The process of developing Straight to Teaching taught me that there are plenty of people who are working as instructors in our schools in this country, in effect, and who could be taken through to become qualified teachers on the job while carrying on being paid and using their experience. That could apply to those in vocational settings as well as in more academic settings; it says to me that there are routes.
Teaching apprenticeships are now being opened up for those people who have the sorts of qualifications and experience that have been discussed in this debate to be hired by schools and then, within a reasonable time, to be taken into qualified teacher status. That is something we should grab because it is important to value pedagogic training as well as subject knowledge. It is also important to value training in bullying, to which Amendment 439 in the name of the noble Lord, Lord Storey, refers. It is important that people should understand and be trained around special educational needs. It is important that they should be trained around physical literacy, as was explored by the noble Baronesses, Lady Grey-Thompson and Lady Sater, in their important speeches. Having training programmes to achieve qualified teacher status for those people who are brought into classrooms to teach as instructors is something that we should expect as part of the move towards every teacher becoming qualified.
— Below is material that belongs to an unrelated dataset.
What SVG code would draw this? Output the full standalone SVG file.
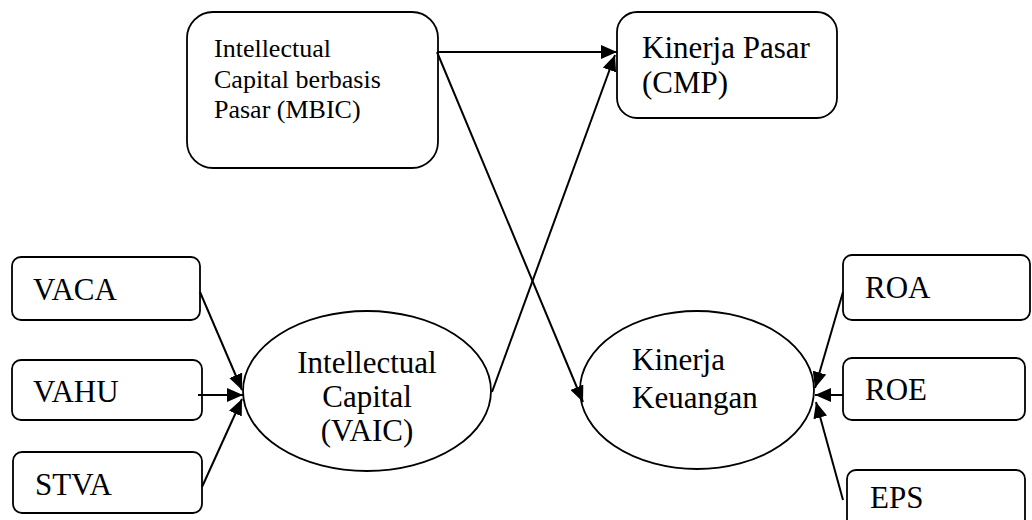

Finally, I support Amendment 495, to which the noble Baroness, Lady Sater, has added her name and which was spoken to by the noble Baroness, Lady Grey-Thompson. I support it in the terms that they set out around the importance of sport and physical literacy. Like them, I was a member of your Lordships’ National Plan for Sport and Recreation Committee. I hope that we will have a chance to revisit what we recommended then to see whether it remains valid for a new Government to take forward.
I also support Amendment 495 on the basis of some of the other things that are listed around a review of ITT, such as financial literacy, AI literacy and media literacy. These have become increasingly important but are currently neglected in initial teacher training. Once the curriculum and assessment review has reported, it will be timely for there to be a review of whether we need to change aspects of initial teacher training in order to take account of that review.
My Lords, as a secondary school teacher, I admit that I am conflicted by this group of amendments. Noble Lords have highlighted the benefits of getting industry experts to teach in schools. At our school, we use architects to teach the architecture programme. I recently went to a UTC that gets employers to come in and set projects for students. The employers then regularly come in to look at the projects so that the students get real-world, real-industry training. It is unrealistic to expect these employers to get teaching qualifications.
I am afraid that I cannot let Amendment 438 go. I have admired the optimism and creativity of the amendments in the name of the noble Lord, Lord Wei, and I acknowledge the sterling work that the elective home-schooling community is doing. Like many in this Committee, I have undertaken formal teacher training. I have QTS, which does not appear to be the gold standard any more, I am afraid. I had one disastrous attempt at home-schooling during lockdown, when I tried to teach my primary school-aged daughter maths. She is still shouting at me even now.
To say that somebody who has experienced only home-schooling can go from that to teaching 32 boisterous students in the last period on a Friday, without any formal training, and impart any knowledge at all is optimistic at best. The noble Lord, who is sadly not in his place, unwittingly belittles two years of pretty intense training for mainstream teachers.